Center for Medicare and Medicaid Services of the Department of HHS (“CMS”) provided the following definition of “bona fide service fees” and stated that these fees were exempt from the AMP calculations: fees paid by manufacturer to an entity; that represent fair market value for a bona fide, itemized service actually performed on behalf of the manufacturer that the manufacturer would otherwise perform (or contract for) in the absence of the service arrangement; and that are not passed on in whole or in part to a client or customer of an entity, whether or not the entity takes title to the drug.

42 U.S.C. § 447.502 (2007). Upon the passage of the Patient Protection and Affordable Care Act of 2010, CMS removed its definition and directed manufacturers to comply with the newly promogulated statute, which had a similar provision excluding bona fide service fees. In 2012, CMS proposed regulation that contained the preamble, “retroactive price adjustments, sometimes known as price appreciation credits, do not meet the definition of bona fide service fee as they do not reflect any service or offset of a bona fide service performed on behalf of the manufacturer.” 77 Fed. Reg. 5318, 5332 (Feb. 2, 2012). This advice was not formally adopted, however, until 2016. As set forth under the 2016 regulations, CMS stated in its preamble: We continue to believe that price appreciation credits would likely not meet the definition of bona fide service fee. Based on our experience with the program, it is our understanding that price appreciation credits are not issued for the purposes of payment for any service or offset for a bona fide service performed on behalf of the manufacturer, but rather are issued by the manufacturer to adjust (increase) the wholesaler’s purchase price of the drugs in such instances when the drugs were purchased at a certain price and are remaining in the wholesaler’s inventory at the time the manufacturer’s sale price of the drug increased. In such situations, these credits would amount to a subsequent price adjustment affecting the average price to the manufacturer and should be recognized for purposes of AMP in accordance with § 447.504(f).

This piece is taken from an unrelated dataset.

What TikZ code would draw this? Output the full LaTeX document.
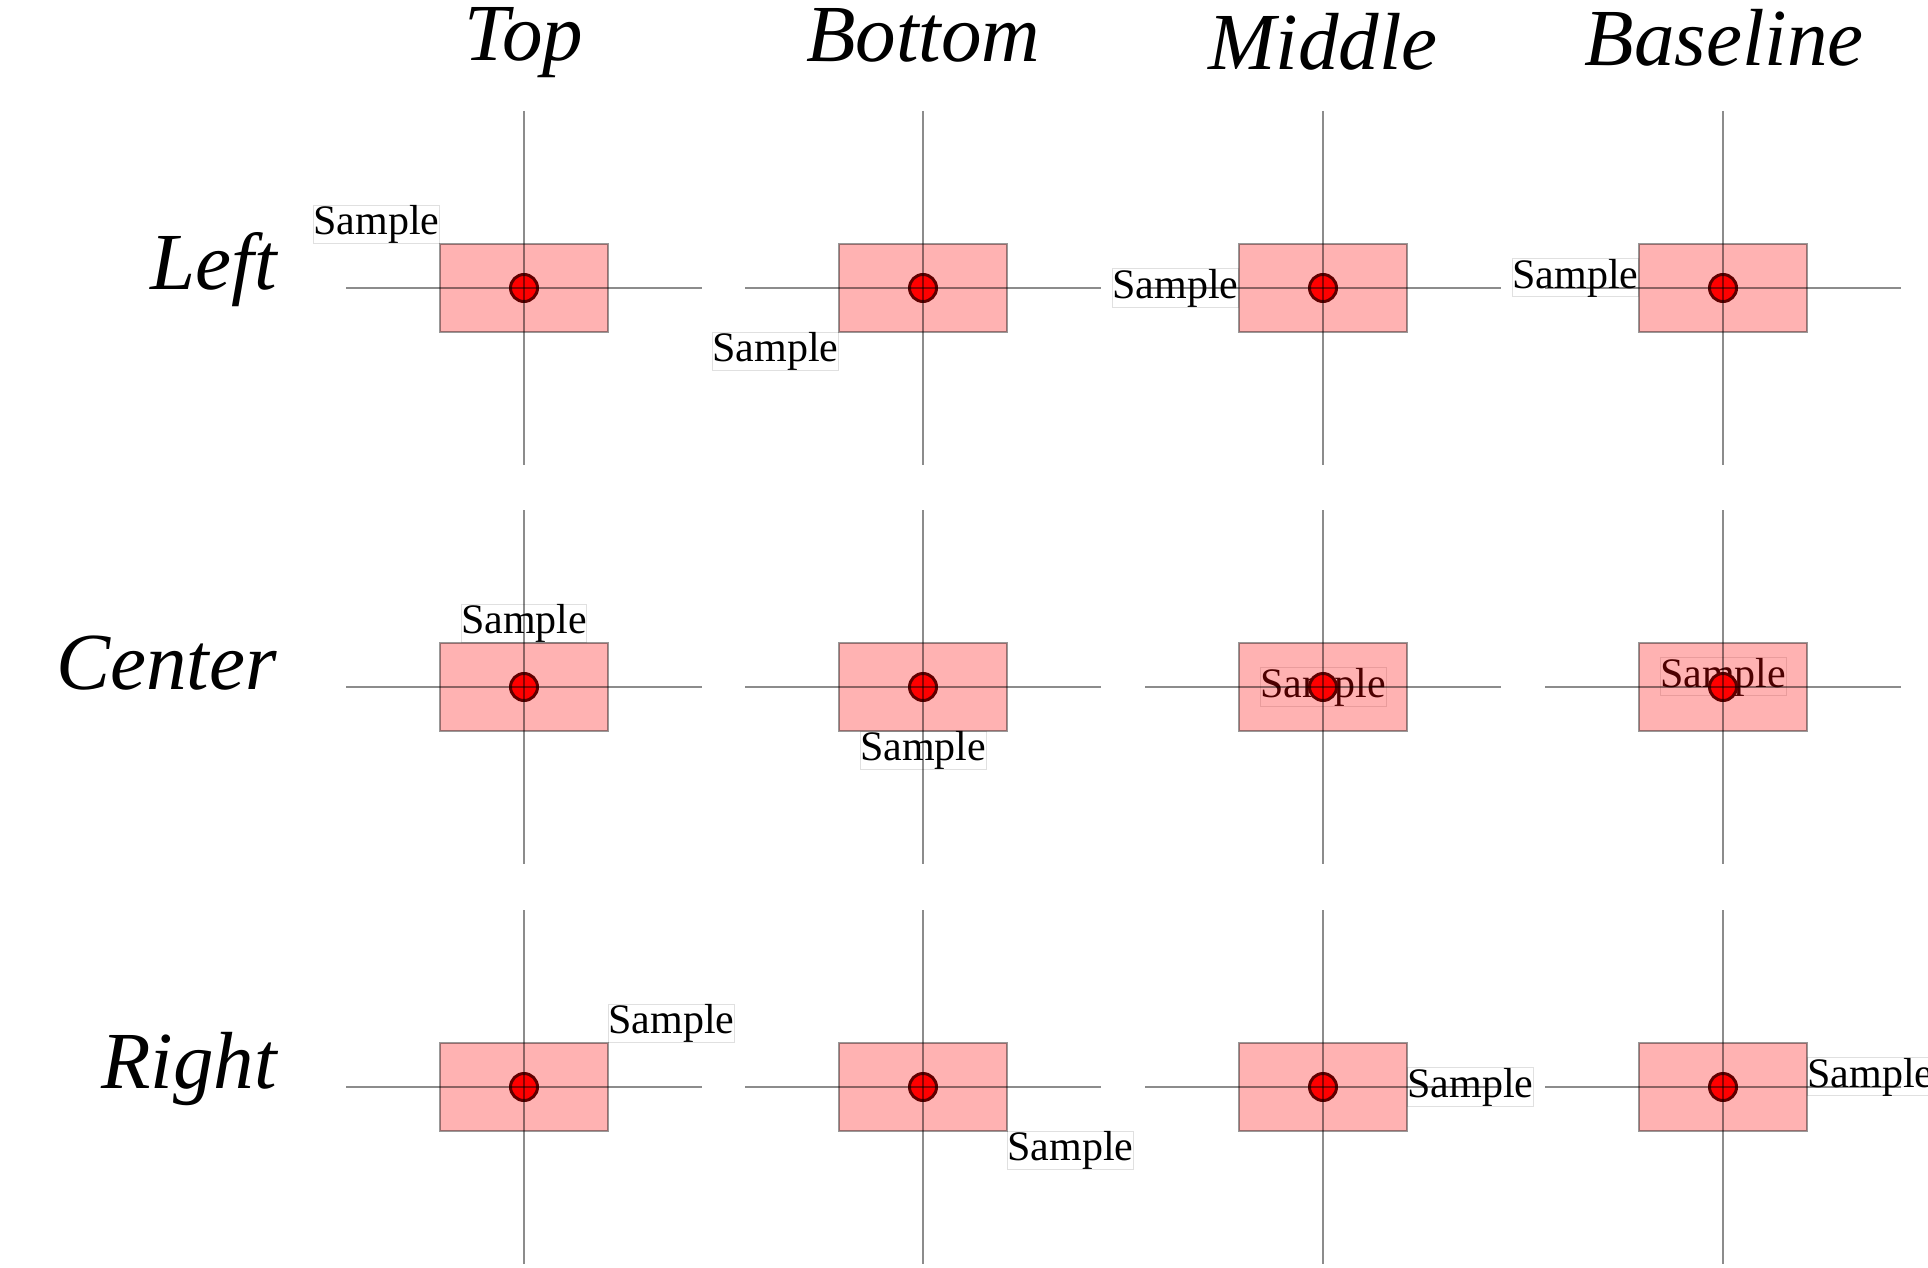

81 Fed. Reg. 5170-01. Starting in 2017, Lilly began including price increase value as part of its AMP submissions. (Def.’s Resp. to Relator’s Stmt. of Mat. Facts (“DSOF”) ¶ 77, Dkt. No. 334.) While perhaps counterintuitive, “service fee payments” paid by the drug manufacturer to the drug distributer, if included in the AMP calculations, would reduce the cost of the Average Manufacturer’s Price. The service fee essentially offsets the price of the drug product on paper, which would reduce the “average price unit paid . . . by wholesalers for drugs” and thus would decrease the amount due to the government. Prior to CMS clarification, some drug manufacturers were using service fees to artificially lower the AMP calculations, and as stated above, CMS issued a regulation in 2007 to prevent unrelated service fees from being bundled with the price of the unit to manipulate AMP calculations to a lower price. When “service” or

“service-related” payments are made in the opposite direction, i.e., by drug distributer to the drug manufacturer, this increases the “average price unit paid . . . by wholesalers” and thus increases the amount of the rebate due to the government. Defendant Eli Lilly has excluded all “service-related” payments since 2005. (RSOF ¶ 57.) Lilly is a pharmaceutical company based in Indianapolis, Indiana. (RSOF ¶ 1.) In 2005, Lilly changed its contract with its three major drug distributors. (RSOF ¶ 7.) Lilly refers to the post-2005 contracts as “fee-for-service” or FFS Agreements. (Id.) The FFS Agreements had two provisions that are relevant to

the suit. First, the FFS Agreement included a “service fee” or “distribution fee” that Lilly paid the drug distributers. (Id. ¶¶ 9, 13.) This fee paid for distribution services, inventory management services, and data reporting services. (Id. ¶ 9.) The service fee was calculated “by multiplying Lilly’s quarterly sales of Products . . . invoiced to the wholesaler, less Products returned by Wholesaler during the same quarter, by the appropriate Distribution Fee percentage.” (Id. ¶ 13.) In other words, the more product that the distributors sold, the higher the fee provided by Lilly.